The Department of Interior and Local Government is set to launch a new campaign using what it described as a “whole-of-nation” approach against the trafficking of illegal substances to bring to justice the people behind the drug menace.
“We must harness the support of the grassroots, the schools, the community, the church, everyone. And that’s what we intend to do in our fight against illegal drugs,” said Interior Secretary Benjamin Abalos Jr.
Abalos did not divulge the details of the campaign, but underscored that to control the spread of illegal drugs, a collective government effort must be applied to identify and cut the roots of the problem such as poverty, criminality, and other social ills.
The announcement came a few days after President Ferdinand Marcos Jr. said his administration will “refocus” the war on drugs to include the treatment and rehabilitation of drug users.
“The war on drugs will continue but we have to do it in a different way,” the President said in a television interview on Tuesday. “Even as we speak, there is a working group putting together (the revisions) we are trying to formulate how, what is the latest and what’s the best way for the rehabilitation.”
Mr. Marcos said the working group is looking for “the upstream of the problem, the prevention.”
In July, the DILG chief put a spotlight on the effective mechanisms in addressing the issues of illegal drugs, adding that the role of witnesses in assisting cases should be given more importance.
Abalos mentioned that for most cases, investigations are deterred, as there are no witnesses to backstop the cases.
The former Mandaluyong City mayor said that for every illegal drug stash confiscated, there should be at least threewitnesses: representatives from the media, the Department of Justice, and barangay officials.
The Interior chief committed to sustaining the gains of the government’s anti-illegal drug campaign, filling the gaps to improve policies in other major programs of his agency, and “bring people power against social ills.”

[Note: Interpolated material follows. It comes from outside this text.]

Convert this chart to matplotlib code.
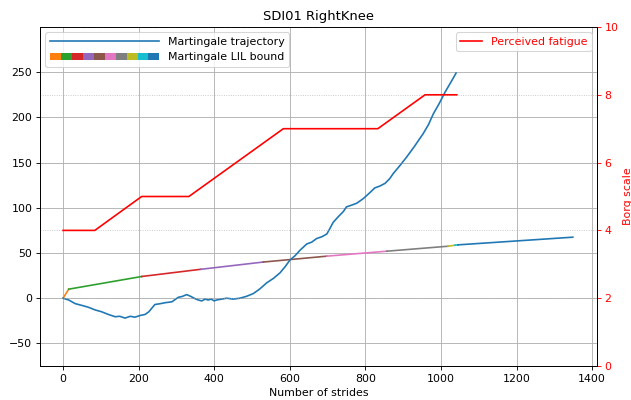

Earlier, Mr. Marcos said the anti-drug working group is looking for “the upstream of the problem, the prevention.”
“These are all being formulated. And then even on the enforcement side, I’d like to formulate that one,” the President said, noting the drug war was not mentioned in his first State of the Nation Address as “it is an internal matter.”
Mr. Marcos earlier directed Philippine National Police Chief Gen. Rodolfo Azurin Jr. to come up with policies that would ensure the anti-narcotics campaign is compliant with the law.
Azurin ordered an audit of the drug situation in the country, focusing on areas where prominent drug personalities were killed.
He also sought a partnership between the PNP and other government agencies to ensure that the drug supply chain in the country would be “reduced, if not cut totally.”